===== RECORD LIST =====
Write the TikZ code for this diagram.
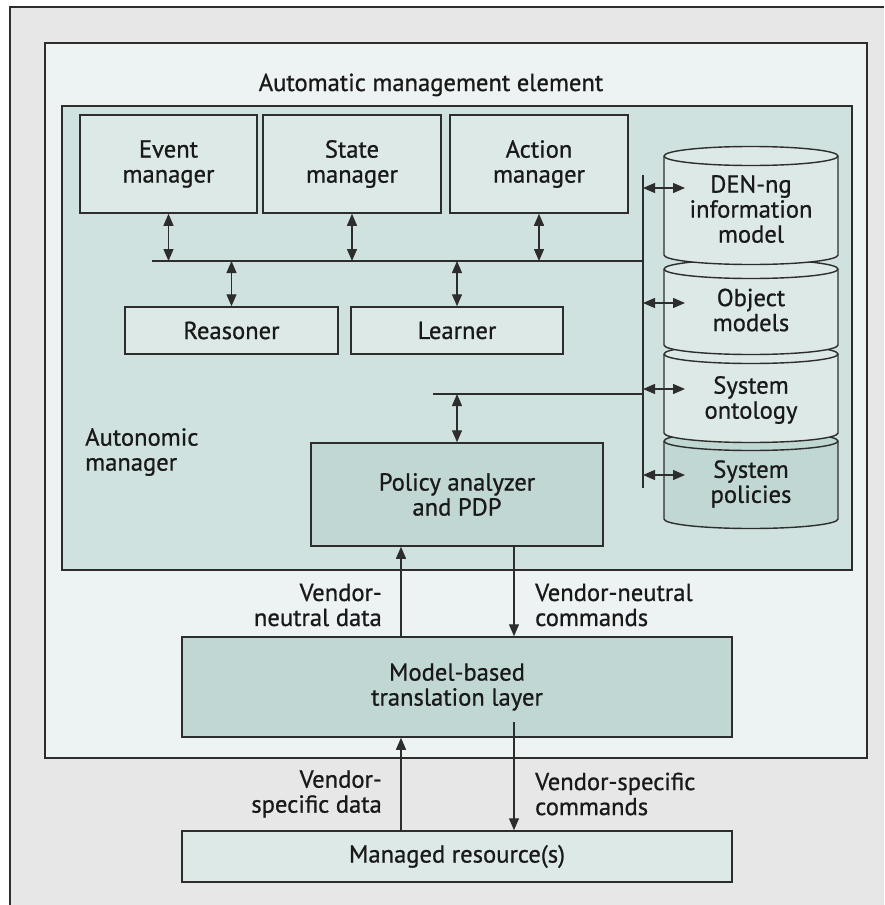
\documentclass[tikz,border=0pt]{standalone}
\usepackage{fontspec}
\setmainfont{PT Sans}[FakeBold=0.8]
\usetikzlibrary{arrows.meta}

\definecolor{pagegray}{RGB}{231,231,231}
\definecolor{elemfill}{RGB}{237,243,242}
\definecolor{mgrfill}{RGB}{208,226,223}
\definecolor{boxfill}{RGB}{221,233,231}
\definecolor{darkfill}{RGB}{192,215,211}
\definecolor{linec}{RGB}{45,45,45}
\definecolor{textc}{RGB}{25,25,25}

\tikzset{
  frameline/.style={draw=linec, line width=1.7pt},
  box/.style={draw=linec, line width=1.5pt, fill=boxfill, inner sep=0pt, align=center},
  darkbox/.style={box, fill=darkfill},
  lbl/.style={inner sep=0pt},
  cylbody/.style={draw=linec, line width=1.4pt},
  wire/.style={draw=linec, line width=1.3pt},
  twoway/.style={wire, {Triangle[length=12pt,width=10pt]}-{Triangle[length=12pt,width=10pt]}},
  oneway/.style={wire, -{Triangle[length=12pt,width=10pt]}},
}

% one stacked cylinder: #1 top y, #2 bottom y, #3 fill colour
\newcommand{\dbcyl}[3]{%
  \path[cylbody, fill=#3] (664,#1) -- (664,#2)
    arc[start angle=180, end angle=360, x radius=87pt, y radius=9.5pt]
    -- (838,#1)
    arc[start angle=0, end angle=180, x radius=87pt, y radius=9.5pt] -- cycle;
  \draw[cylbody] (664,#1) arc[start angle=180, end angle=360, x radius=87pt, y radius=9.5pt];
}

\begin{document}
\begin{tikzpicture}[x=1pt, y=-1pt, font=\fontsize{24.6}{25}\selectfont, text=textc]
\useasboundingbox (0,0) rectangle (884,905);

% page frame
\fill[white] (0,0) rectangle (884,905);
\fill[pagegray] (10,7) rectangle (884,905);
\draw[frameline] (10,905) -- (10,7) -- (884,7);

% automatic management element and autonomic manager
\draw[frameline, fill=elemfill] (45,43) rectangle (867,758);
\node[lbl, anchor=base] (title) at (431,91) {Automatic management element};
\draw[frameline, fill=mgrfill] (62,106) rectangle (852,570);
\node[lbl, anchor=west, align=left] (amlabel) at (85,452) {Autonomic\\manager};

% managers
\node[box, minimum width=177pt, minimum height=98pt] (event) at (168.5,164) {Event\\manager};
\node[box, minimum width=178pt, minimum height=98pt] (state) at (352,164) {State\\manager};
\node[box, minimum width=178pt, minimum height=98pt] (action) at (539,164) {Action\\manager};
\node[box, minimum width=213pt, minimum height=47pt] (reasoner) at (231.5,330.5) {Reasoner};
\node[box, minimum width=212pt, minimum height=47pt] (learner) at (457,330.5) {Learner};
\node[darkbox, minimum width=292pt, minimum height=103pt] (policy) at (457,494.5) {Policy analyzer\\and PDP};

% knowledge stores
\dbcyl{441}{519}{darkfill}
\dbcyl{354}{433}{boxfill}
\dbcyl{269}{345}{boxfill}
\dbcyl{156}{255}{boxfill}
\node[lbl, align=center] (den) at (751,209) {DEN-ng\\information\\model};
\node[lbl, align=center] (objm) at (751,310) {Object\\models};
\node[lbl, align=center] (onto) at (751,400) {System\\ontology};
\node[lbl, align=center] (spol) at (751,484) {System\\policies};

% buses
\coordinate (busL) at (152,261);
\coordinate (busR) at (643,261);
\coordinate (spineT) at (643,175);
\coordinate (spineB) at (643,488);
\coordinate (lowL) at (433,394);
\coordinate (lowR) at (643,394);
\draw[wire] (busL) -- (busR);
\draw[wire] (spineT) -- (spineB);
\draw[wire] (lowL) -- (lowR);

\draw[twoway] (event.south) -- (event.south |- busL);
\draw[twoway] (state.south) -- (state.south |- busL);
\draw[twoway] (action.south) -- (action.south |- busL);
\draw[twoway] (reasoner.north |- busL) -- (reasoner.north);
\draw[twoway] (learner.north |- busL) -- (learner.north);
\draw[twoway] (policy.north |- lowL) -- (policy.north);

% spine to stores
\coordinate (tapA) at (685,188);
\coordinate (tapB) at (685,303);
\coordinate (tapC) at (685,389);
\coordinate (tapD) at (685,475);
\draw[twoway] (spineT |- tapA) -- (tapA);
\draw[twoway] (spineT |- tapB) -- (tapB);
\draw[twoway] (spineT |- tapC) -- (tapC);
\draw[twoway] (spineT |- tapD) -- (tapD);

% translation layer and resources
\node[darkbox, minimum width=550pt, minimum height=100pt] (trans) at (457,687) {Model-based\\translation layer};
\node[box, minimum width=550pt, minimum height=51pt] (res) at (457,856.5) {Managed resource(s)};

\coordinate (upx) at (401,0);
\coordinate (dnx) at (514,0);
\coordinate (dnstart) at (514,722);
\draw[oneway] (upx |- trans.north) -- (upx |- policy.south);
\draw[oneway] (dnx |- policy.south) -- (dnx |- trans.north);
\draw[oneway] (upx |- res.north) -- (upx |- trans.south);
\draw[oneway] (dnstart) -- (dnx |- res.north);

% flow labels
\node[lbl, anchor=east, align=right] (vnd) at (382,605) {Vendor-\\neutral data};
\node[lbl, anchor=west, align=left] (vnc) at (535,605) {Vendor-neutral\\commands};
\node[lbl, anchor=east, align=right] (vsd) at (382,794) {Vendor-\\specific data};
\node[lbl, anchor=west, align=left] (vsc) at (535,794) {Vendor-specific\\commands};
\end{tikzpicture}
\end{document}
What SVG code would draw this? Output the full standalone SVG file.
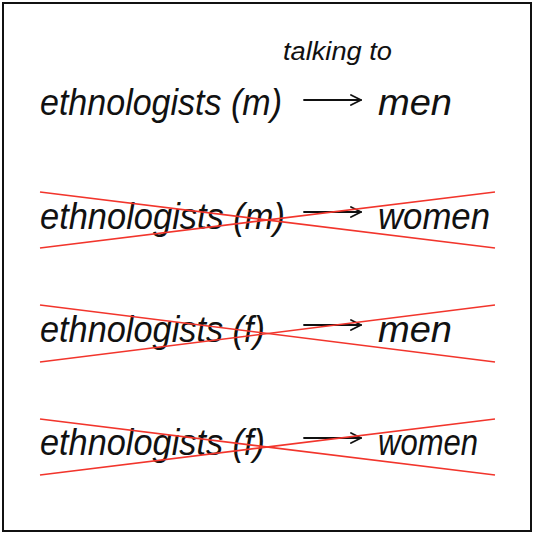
=====
Repeat the data above exactly, but not the pictures.

ANSWER TO THIS PROBLEM:
Write the TikZ code for this diagram.
\documentclass[tikz,border=0pt]{standalone}
\usepackage{fontspec}
\setmainfont{PT Sans}[FakeBold=0.8]
\usetikzlibrary{arrows.meta}

\definecolor{pagegray}{RGB}{231,231,231}
\definecolor{elemfill}{RGB}{237,243,242}
\definecolor{mgrfill}{RGB}{208,226,223}
\definecolor{boxfill}{RGB}{221,233,231}
\definecolor{darkfill}{RGB}{192,215,211}
\definecolor{linec}{RGB}{45,45,45}
\definecolor{textc}{RGB}{25,25,25}

\tikzset{
  frameline/.style={draw=linec, line width=1.7pt},
  box/.style={draw=linec, line width=1.5pt, fill=boxfill, inner sep=0pt, align=center},
  darkbox/.style={box, fill=darkfill},
  lbl/.style={inner sep=0pt},
  cylbody/.style={draw=linec, line width=1.4pt},
  wire/.style={draw=linec, line width=1.3pt},
  twoway/.style={wire, {Triangle[length=12pt,width=10pt]}-{Triangle[length=12pt,width=10pt]}},
  oneway/.style={wire, -{Triangle[length=12pt,width=10pt]}},
}

% one stacked cylinder: #1 top y, #2 bottom y, #3 fill colour
\newcommand{\dbcyl}[3]{%
  \path[cylbody, fill=#3] (664,#1) -- (664,#2)
    arc[start angle=180, end angle=360, x radius=87pt, y radius=9.5pt]
    -- (838,#1)
    arc[start angle=0, end angle=180, x radius=87pt, y radius=9.5pt] -- cycle;
  \draw[cylbody] (664,#1) arc[start angle=180, end angle=360, x radius=87pt, y radius=9.5pt];
}

\begin{document}
\begin{tikzpicture}[x=1pt, y=-1pt, font=\fontsize{24.6}{25}\selectfont, text=textc]
\useasboundingbox (0,0) rectangle (884,905);

% page frame
\fill[white] (0,0) rectangle (884,905);
\fill[pagegray] (10,7) rectangle (884,905);
\draw[frameline] (10,905) -- (10,7) -- (884,7);

% automatic management element and autonomic manager
\draw[frameline, fill=elemfill] (45,43) rectangle (867,758);
\node[lbl, anchor=base] (title) at (431,91) {Automatic management element};
\draw[frameline, fill=mgrfill] (62,106) rectangle (852,570);
\node[lbl, anchor=west, align=left] (amlabel) at (85,452) {Autonomic\\manager};

% managers
\node[box, minimum width=177pt, minimum height=98pt] (event) at (168.5,164) {Event\\manager};
\node[box, minimum width=178pt, minimum height=98pt] (state) at (352,164) {State\\manager};
\node[box, minimum width=178pt, minimum height=98pt] (action) at (539,164) {Action\\manager};
\node[box, minimum width=213pt, minimum height=47pt] (reasoner) at (231.5,330.5) {Reasoner};
\node[box, minimum width=212pt, minimum height=47pt] (learner) at (457,330.5) {Learner};
\node[darkbox, minimum width=292pt, minimum height=103pt] (policy) at (457,494.5) {Policy analyzer\\and PDP};

% knowledge stores
\dbcyl{441}{519}{darkfill}
\dbcyl{354}{433}{boxfill}
\dbcyl{269}{345}{boxfill}
\dbcyl{156}{255}{boxfill}
\node[lbl, align=center] (den) at (751,209) {DEN-ng\\information\\model};
\node[lbl, align=center] (objm) at (751,310) {Object\\models};
\node[lbl, align=center] (onto) at (751,400) {System\\ontology};
\node[lbl, align=center] (spol) at (751,484) {System\\policies};

% buses
\coordinate (busL) at (152,261);
\coordinate (busR) at (643,261);
\coordinate (spineT) at (643,175);
\coordinate (spineB) at (643,488);
\coordinate (lowL) at (433,394);
\coordinate (lowR) at (643,394);
\draw[wire] (busL) -- (busR);
\draw[wire] (spineT) -- (spineB);
\draw[wire] (lowL) -- (lowR);

\draw[twoway] (event.south) -- (event.south |- busL);
\draw[twoway] (state.south) -- (state.south |- busL);
\draw[twoway] (action.south) -- (action.south |- busL);
\draw[twoway] (reasoner.north |- busL) -- (reasoner.north);
\draw[twoway] (learner.north |- busL) -- (learner.north);
\draw[twoway] (policy.north |- lowL) -- (policy.north);

% spine to stores
\coordinate (tapA) at (685,188);
\coordinate (tapB) at (685,303);
\coordinate (tapC) at (685,389);
\coordinate (tapD) at (685,475);
\draw[twoway] (spineT |- tapA) -- (tapA);
\draw[twoway] (spineT |- tapB) -- (tapB);
\draw[twoway] (spineT |- tapC) -- (tapC);
\draw[twoway] (spineT |- tapD) -- (tapD);

% translation layer and resources
\node[darkbox, minimum width=550pt, minimum height=100pt] (trans) at (457,687) {Model-based\\translation layer};
\node[box, minimum width=550pt, minimum height=51pt] (res) at (457,856.5) {Managed resource(s)};

\coordinate (upx) at (401,0);
\coordinate (dnx) at (514,0);
\coordinate (dnstart) at (514,722);
\draw[oneway] (upx |- trans.north) -- (upx |- policy.south);
\draw[oneway] (dnx |- policy.south) -- (dnx |- trans.north);
\draw[oneway] (upx |- res.north) -- (upx |- trans.south);
\draw[oneway] (dnstart) -- (dnx |- res.north);

% flow labels
\node[lbl, anchor=east, align=right] (vnd) at (382,605) {Vendor-\\neutral data};
\node[lbl, anchor=west, align=left] (vnc) at (535,605) {Vendor-neutral\\commands};
\node[lbl, anchor=east, align=right] (vsd) at (382,794) {Vendor-\\specific data};
\node[lbl, anchor=west, align=left] (vsc) at (535,794) {Vendor-specific\\commands};
\end{tikzpicture}
\end{document}
What SVG code would draw this? Output the full standalone SVG file.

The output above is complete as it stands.